Hrabal's version of occupied Czechoslovakia is a bloody farce.  His Nazis are obsessed with physical fitness; Ditie finds work at a ridiculous hotel designed to serve pregnant Teutonic women in preparation of the future master race.  He does something similar with the post-war Soviet occupation: Ditie emerges from the war as a hotel owner and a millionaire, but he's quickly thrown in prison for it.  He's delighted; in fact, Hrabal includes a funny scene where Ditie practically begs to be arrested simply so that the world will recognize his achievement and stature as a millionaire.  The prison itself is an extended joke, a kind of vacation resort where the millionaires rule the guards and the locked gate is unconnected to any wall.

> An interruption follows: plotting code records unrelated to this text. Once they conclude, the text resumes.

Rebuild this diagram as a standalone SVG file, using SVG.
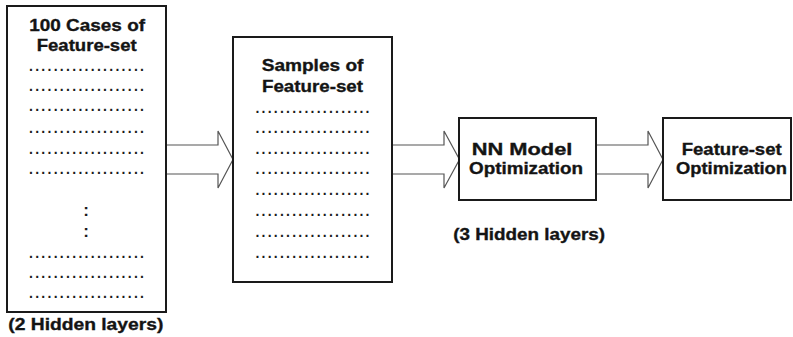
<svg xmlns="http://www.w3.org/2000/svg" width="793" height="337" viewBox="0 0 793 337">
<style>
.box{fill:#fff;stroke:#1a1a1a;stroke-width:2}
.arr{fill:#fff;stroke:#555;stroke-width:1.2;stroke-linejoin:miter}
.t{font-family:"Liberation Sans",Arial,sans-serif;font-weight:bold;font-size:17px;fill:#141414;stroke:#141414;stroke-width:0.35}
.d{font-family:"Liberation Sans",Arial,sans-serif;font-weight:bold;font-size:14px;fill:#1a1a1a}
.c{font-family:"Liberation Sans",Arial,sans-serif;font-weight:bold;font-size:17px;fill:#1a1a1a}
</style>
<rect width="793" height="337" fill="#fff"/>
<g id="connectors">
<path class="arr" d="M166,145 H218 V131 L233,159.5 L218,188 V174 H166"/>
<path class="arr" d="M392,145 H444 V131 L459.5,159.5 L444,188 V174 H392"/>
<path class="arr" d="M596,145 H648 V131 L663,159.5 L648,188 V174 H596"/>
</g>
<g id="cases">
<rect class="box" x="7" y="6" width="159" height="306"/>
<text class="t" x="29.3" y="30.7" textLength="115.7" lengthAdjust="spacingAndGlyphs">100 Cases of</text>
<text class="t" x="36.7" y="50.7" textLength="100" lengthAdjust="spacingAndGlyphs">Feature-set</text>
<g class="d">
<text x="29" y="71" textLength="115" lengthAdjust="spacing">...................</text>
<text x="29" y="91" textLength="115" lengthAdjust="spacing">...................</text>
<text x="29" y="111" textLength="115" lengthAdjust="spacing">...................</text>
<text x="29" y="132.7" textLength="115" lengthAdjust="spacing">...................</text>
<text x="29" y="153.7" textLength="115" lengthAdjust="spacing">...................</text>
<text x="29" y="174" textLength="115" lengthAdjust="spacing">...................</text>
<text x="29" y="257.7" textLength="115" lengthAdjust="spacing">...................</text>
<text x="29" y="277.7" textLength="115" lengthAdjust="spacing">...................</text>
<text x="29" y="297.7" textLength="115" lengthAdjust="spacing">...................</text>
</g>
<text class="c" x="86" y="216.3" text-anchor="middle">:</text>
<text class="c" x="86" y="237.3" text-anchor="middle">:</text>
</g>
<g id="samples">
<rect class="box" x="233" y="37" width="159" height="245"/>
<text class="t" x="261.7" y="71" textLength="101.7" lengthAdjust="spacingAndGlyphs">Samples of</text>
<text class="t" x="262" y="91.7" textLength="101" lengthAdjust="spacingAndGlyphs">Feature-set</text>
<g class="d">
<text x="255.5" y="112.7" textLength="114" lengthAdjust="spacing">...................</text>
<text x="255.5" y="133.3" textLength="114" lengthAdjust="spacing">...................</text>
<text x="255.5" y="153.7" textLength="114" lengthAdjust="spacing">...................</text>
<text x="255.5" y="174.3" textLength="114" lengthAdjust="spacing">...................</text>
<text x="255.5" y="195" textLength="114" lengthAdjust="spacing">...................</text>
<text x="255.5" y="216" textLength="114" lengthAdjust="spacing">...................</text>
<text x="255.5" y="237" textLength="114" lengthAdjust="spacing">...................</text>
<text x="255.5" y="257.7" textLength="114" lengthAdjust="spacing">...................</text>
</g>
</g>
<g id="nn-model">
<rect class="box" x="459" y="118" width="137" height="82"/>
<text class="t" x="471.7" y="155" textLength="100.7" lengthAdjust="spacingAndGlyphs">NN Model</text>
<text class="t" x="469" y="174.3" textLength="114" lengthAdjust="spacingAndGlyphs">Optimization</text>
</g>
<g id="feature-opt">
<rect class="box" x="663" y="118" width="128" height="82"/>
<text class="t" x="681.7" y="155" textLength="100" lengthAdjust="spacingAndGlyphs">Feature-set</text>
<text class="t" x="676" y="174.3" textLength="111" lengthAdjust="spacingAndGlyphs">Optimization</text>
</g>
<g id="labels">
<text class="t" x="453.3" y="240" textLength="151.7" lengthAdjust="spacingAndGlyphs">(3 Hidden layers)</text>
<text class="t" x="8.3" y="330" textLength="155" lengthAdjust="spacingAndGlyphs">(2 Hidden layers)</text>
</g>
</svg>
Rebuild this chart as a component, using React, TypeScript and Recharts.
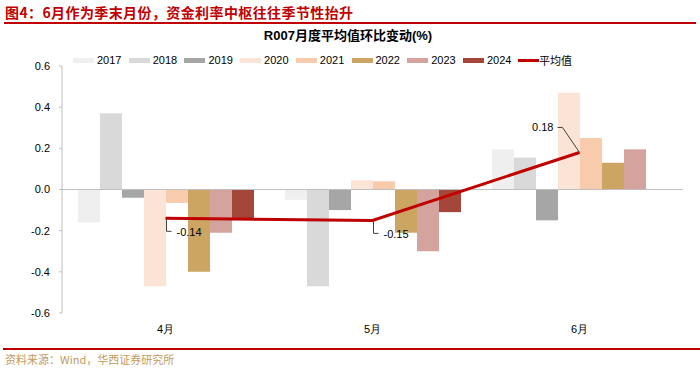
import React from 'react';
import { ComposedChart, Bar, Line, XAxis, YAxis, ReferenceLine, LabelList } from 'recharts';

const months = ['4月', '5月', '6月'];
const years = ['2017', '2018', '2019', '2020', '2021', '2022', '2023', '2024'];
const v2017 = [-0.16, -0.05, 0.195];
const v2018 = [0.37, -0.47, 0.155];
const v2019 = [-0.04, -0.1, -0.15];
const v2020 = [-0.47, 0.045, 0.47];
const v2021 = [-0.065, 0.04, 0.25];
const v2022 = [-0.4, -0.21, 0.13];
const v2023 = [-0.21, -0.3, 0.195];
const v2024 = [-0.14, -0.11, null];
const avg = [-0.14, -0.15, 0.18];
const yTicks = [-0.6, -0.4, -0.2, 0, 0.2, 0.4, 0.6];

const series = [v2017, v2018, v2019, v2020, v2021, v2022, v2023, v2024];
const colors = ['#EFEFEF', '#D9D9D9', '#A6A6A6', '#FBE4D6', '#F8CBAD', '#CCA562', '#D4A39E', '#A5463A'];
const avgName = '平均值';

const data = months.map((m, i) => {
  const row: any = { month: m, avg: avg[i] };
  years.forEach((y, j) => { row['y' + y] = series[j][i]; });
  return row;
});

const FONT = '"Liberation Sans", Arial, sans-serif';

const AvgLabel = (props: any) => {
  const { x, y, value, index } = props;
  if (x == null || y == null) return null;
  const txt = Number(value).toFixed(2);
  if (index === 2) {
    return (
      <g>
        <path d={`M${x},${y} L${x - 17},${y - 25} L${x - 22},${y - 25}`} stroke="#404040" strokeWidth={1} fill="none" />
        <text x={x - 26} y={y - 25} textAnchor="end" dominantBaseline="central" fontSize={11} fontFamily={FONT} fill="#000">{txt}</text>
      </g>
    );
  }
  return (
    <g>
      <path d={`M${x + 1},${y + 1} L${x + 1},${y + 13} L${x + 6},${y + 13}`} stroke="#404040" strokeWidth={1} fill="none" />
      <text x={x + 11} y={y + 14} textAnchor="start" dominantBaseline="central" fontSize={11} fontFamily={FONT} fill="#000">{txt}</text>
    </g>
  );
};

const LegendBox = () => (
  <div style={{ position: 'absolute', left: 0, top: 52, width: 700, height: 16 }}>
    {years.map((y, i) => (
      <div key={y} style={{ position: 'absolute', left: 73 + i * 55.7, top: 0, height: 16, display: 'flex', alignItems: 'center' }}>
        <div style={{ width: 21, height: 5, background: colors[i] }} />
        <span style={{ marginLeft: 3, fontSize: 11, fontFamily: FONT, color: '#000' }}>{y}</span>
      </div>
    ))}
    <div style={{ position: 'absolute', left: 518, top: 0, height: 16, display: 'flex', alignItems: 'center' }}>
      <div style={{ width: 21, height: 3, background: '#C00000' }} />
      <span style={{ marginLeft: 0, fontSize: 11, fontFamily: '"Noto Sans CJK SC", sans-serif', color: '#000' }}>{avgName}</span>
    </div>
  </div>
);

export default function App() {
  return (
    <div style={{ position: 'absolute', left: 0, top: 0, width: 700, height: 375, background: '#fff', overflow: 'hidden' }}>
      <div style={{ position: 'absolute', left: 5, top: 3, fontSize: 14, fontWeight: 'bold', color: '#C00000', fontFamily: '"Noto Sans CJK SC", sans-serif', letterSpacing: 0.4, whiteSpace: 'nowrap', lineHeight: '18px' }}>
        图4：6月作为季末月份，资金利率中枢往往季节性抬升
      </div>
      <div style={{ position: 'absolute', left: 4, top: 22, width: 692, height: 2, background: '#C00000' }} />
      <div style={{ position: 'absolute', left: 0, top: 28, width: 696, textAlign: 'center', fontSize: 13, fontWeight: 'bold', color: '#000', fontFamily: '"Liberation Sans", "Noto Sans CJK SC", sans-serif', lineHeight: '16px' }}>
        R007月度平均值环比变动(%)
      </div>
      <LegendBox />
      <div style={{ position: 'absolute', left: 0, top: 0 }}>
        <ComposedChart width={700} height={375} data={data} margin={{ top: 66, right: 17, bottom: 32, left: 0 }} barGap={0} barSize={22}>
          <XAxis dataKey="month" height={30} axisLine={false} tickLine={false} tick={{ fontSize: 11, fill: '#000', fontFamily: FONT }} tickMargin={6} />
          <YAxis domain={[-0.6, 0.6]} ticks={yTicks} width={62} tickFormatter={(v: number) => v.toFixed(1)} axisLine={{ stroke: '#BFBFBF' }} tickLine={{ stroke: '#BFBFBF' }} tickSize={3} tickMargin={9} tick={{ fontSize: 11, fill: '#000', fontFamily: FONT }} interval={0} />
          {years.map((y, i) => (
            <Bar key={y} dataKey={'y' + y} name={y} fill={colors[i]} isAnimationActive={false} />
          ))}
          <ReferenceLine y={0} stroke="#BFBFBF" strokeWidth={1} />
          <Line dataKey="avg" name={avgName} stroke="#C00000" strokeWidth={3} dot={false} isAnimationActive={false}>
            <LabelList dataKey="avg" content={AvgLabel} />
          </Line>
        </ComposedChart>
      </div>
      <div style={{ position: 'absolute', left: 3, top: 348, width: 697, height: 2, background: '#C00000' }} />
      <div style={{ position: 'absolute', left: 5, top: 351, fontSize: 11, color: '#C49A5A', fontFamily: '"Noto Sans CJK SC", sans-serif', whiteSpace: 'nowrap', lineHeight: '16px' }}>
        资料来源：Wind，华西证券研究所
      </div>
    </div>
  );
}
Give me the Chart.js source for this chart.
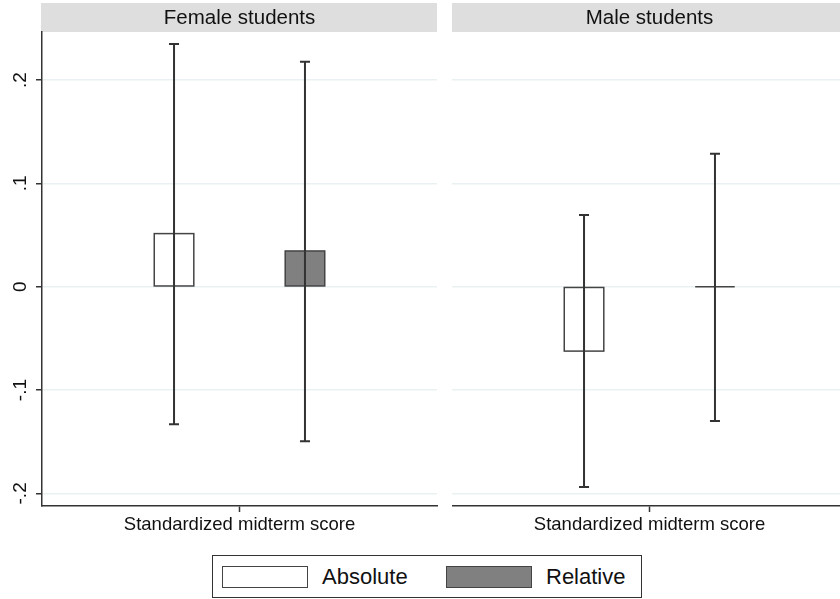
<!DOCTYPE html>
<html>
<head>
<meta charset="utf-8">
<script src="https://cdn.jsdelivr.net/npm/chart.js@4"></script>
<style>
  html, body { margin: 0; padding: 0; background: #fff; }
  body { width: 840px; height: 599px; overflow: hidden; position: relative; font-family: "Liberation Sans", Arial, sans-serif; }
  canvas { position: absolute; top: 0; }
  #legend { position: absolute; left: 212px; top: 555px; width: 428px; height: 41px; border: 1px solid #333; box-sizing: content-box; }
  .item { position: absolute; top: 10px; height: 22px; display: flex; align-items: center; font-size: 22px; color: #111; }
  .swatch { width: 84px; height: 20px; border: 1px solid #444; margin-right: 14px; }
</style>
</head>
<body>
<canvas id="female" width="440" height="546" style="left:0"></canvas>
<canvas id="male" width="395" height="546" style="left:452px"></canvas>
<div id="legend"></div>
<script>
const panels = ['Female students', 'Male students'];
const seriesNames = ['Absolute', 'Relative'];
const xLabel = 'Standardized midterm score';
const yTicks = [-0.2, -0.1, 0, 0.1, 0.2];

// point estimates and 95% CI bounds, [female, male]
const absoluteEst = [0.0514, -0.0623];
const absoluteLow = [-0.133, -0.1938];
const absoluteHigh = [0.235, 0.0695];
const relativeEst = [0.0346, 0];
const relativeLow = [-0.1495, -0.130];
const relativeHigh = [0.2177, 0.1286];

const fills = ['#ffffff', '#808080'];
const outline = '#444';
const ink = '#333';
const font = '"Liberation Sans", Arial, sans-serif';

const headerPlugin = {
  id: 'panelHeader',
  beforeDraw(chart, args, opts) {
    const { ctx, chartArea } = chart;
    ctx.save();
    ctx.fillStyle = '#dedede';
    ctx.fillRect(chartArea.left - 1, 3, chartArea.right - chartArea.left + 1, 29);
    ctx.fillStyle = '#111';
    ctx.font = '20.5px ' + font;
    ctx.textAlign = 'center';
    ctx.textBaseline = 'middle';
    ctx.fillText(opts.text, (chartArea.left + chartArea.right) / 2, 18);
    ctx.restore();
  }
};

const ciPlugin = {
  id: 'ciBars',
  afterDatasetsDraw(chart) {
    const { ctx } = chart;
    const yScale = chart.scales.y;
    chart.data.datasets.forEach((ds, i) => {
      chart.getDatasetMeta(i).data.forEach((bar, j) => {
        const p = bar.getProps(['x', 'y', 'base', 'width'], true);
        ctx.save();
        ctx.strokeStyle = outline;
        ctx.lineWidth = 1.5;
        ctx.strokeRect(p.x - p.width / 2, Math.min(p.y, p.base), p.width, Math.abs(p.base - p.y));
        const lo = yScale.getPixelForValue(ds.low[j]);
        const hi = yScale.getPixelForValue(ds.high[j]);
        ctx.strokeStyle = ink;
        ctx.lineWidth = 2;
        ctx.beginPath();
        ctx.moveTo(p.x, lo); ctx.lineTo(p.x, hi);
        ctx.moveTo(p.x - 5, lo); ctx.lineTo(p.x + 5, lo);
        ctx.moveTo(p.x - 5, hi); ctx.lineTo(p.x + 5, hi);
        ctx.stroke();
        ctx.restore();
      });
    });
  }
};

function makePanel(id, g, showY) {
  new Chart(document.getElementById(id), {
    type: 'bar',
    data: {
      labels: [xLabel],
      datasets: [
        { label: seriesNames[0], data: [absoluteEst[g]], low: [absoluteLow[g]], high: [absoluteHigh[g]], backgroundColor: fills[0], borderWidth: 0 },
        { label: seriesNames[1], data: [relativeEst[g]], low: [relativeLow[g]], high: [relativeHigh[g]], backgroundColor: fills[1], borderWidth: 0 }
      ]
    },
    options: {
      responsive: false,
      animation: false,
      devicePixelRatio: 1,
      categoryPercentage: 0.663,
      barPercentage: 0.302,
      layout: { padding: { top: 32, right: showY ? 3 : 0, left: 0, bottom: 0 } },
      plugins: {
        legend: { display: false },
        tooltip: { enabled: false },
        title: { display: false },
        panelHeader: { text: panels[g] }
      },
      scales: {
        x: {
          offset: true,
          grid: { display: true, drawOnChartArea: false, offset: false, tickLength: 6, tickColor: ink, tickWidth: 1.5 },
          border: { display: true, color: ink, width: 1.5 },
          ticks: { color: '#111', font: { family: font, size: 18.5 }, padding: 2 },
          afterFit(scale) { scale.height = 40; }
        },
        y: {
          min: -0.2122,
          max: 0.2465,
          afterBuildTicks(scale) { scale.ticks = yTicks.map(v => ({ value: v })); },
          grid: { color: '#eaf1f3', lineWidth: 1.5, drawTicks: showY, tickLength: 6, tickColor: ink, tickWidth: 1.5 },
          border: { display: showY, color: ink, width: 1.5 },
          ticks: {
            display: showY,
            autoSkip: false,
            minRotation: 90,
            maxRotation: 90,
            crossAlign: 'center',
            padding: 4,
            color: '#111',
            font: { family: font, size: 19 },
            callback: v => v === 0 ? '0' : String(v).replace('0.', '.')
          },
          afterFit(scale) { scale.width = showY ? 42 : 0; }
        }
      }
    },
    plugins: [headerPlugin, ciPlugin]
  });
}

makePanel('female', 0, true);
makePanel('male', 1, false);

const legend = document.getElementById('legend');
const itemLeft = [9, 233];
seriesNames.forEach((name, i) => {
  const item = document.createElement('div');
  item.className = 'item';
  item.style.left = itemLeft[i] + 'px';
  const sw = document.createElement('span');
  sw.className = 'swatch';
  sw.style.background = fills[i];
  const label = document.createElement('span');
  label.textContent = name;
  item.appendChild(sw);
  item.appendChild(label);
  legend.appendChild(item);
});
</script>
</body>
</html>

I Served the King of England does a great job satirizing the place of Czechoslovakia in twentieth century history, but its most affecting scenes are smaller and more personal.  Ditie, disillusioned by the lack of satisfaction becoming a hotel owner and a millionaire have afforded him, takes a position mending roads in a remote mountain town.  Alone with a set of animals--a horse, a dog, a goat, and a cat--he is at last satisfied.  The townspeople find him after a snow storm in his old waiter's tuxedo and sash:

I invited them into the inn, and when they looked at me, I saw they were alarmed.  Where did you get that?  Who gave it to you?  How come you're dressed up like that?  And I said, Sit down, gentleman, now that you're my guests.  I used to be a waiter.  As though regretting they had come, they asked, What's that sash and that medal all about?  I said, I was given them many years ago, because I served the Emperor of Ethiopia.  And who are you serving now? they asked, still uneasy.  My guests, as you can see, I answered, and pointed to the horse and the goat, who had stood up and wanted out, butting their head against the door.  I opened it for them, and they filed out and walked down their corridor to the stable.  But my tuxedo and the sparkling medal and the blue sash upset the villagers so much that they just stood there.

I love this final image of Ditie, no longer dreaming about his future renown as a hotel owner, but resuming the life of service and humility, not for the powerful and the wealthy, but for a horse and a goat.  It's silly but also poignant, which is a great way of describing the power of I Served the King of England.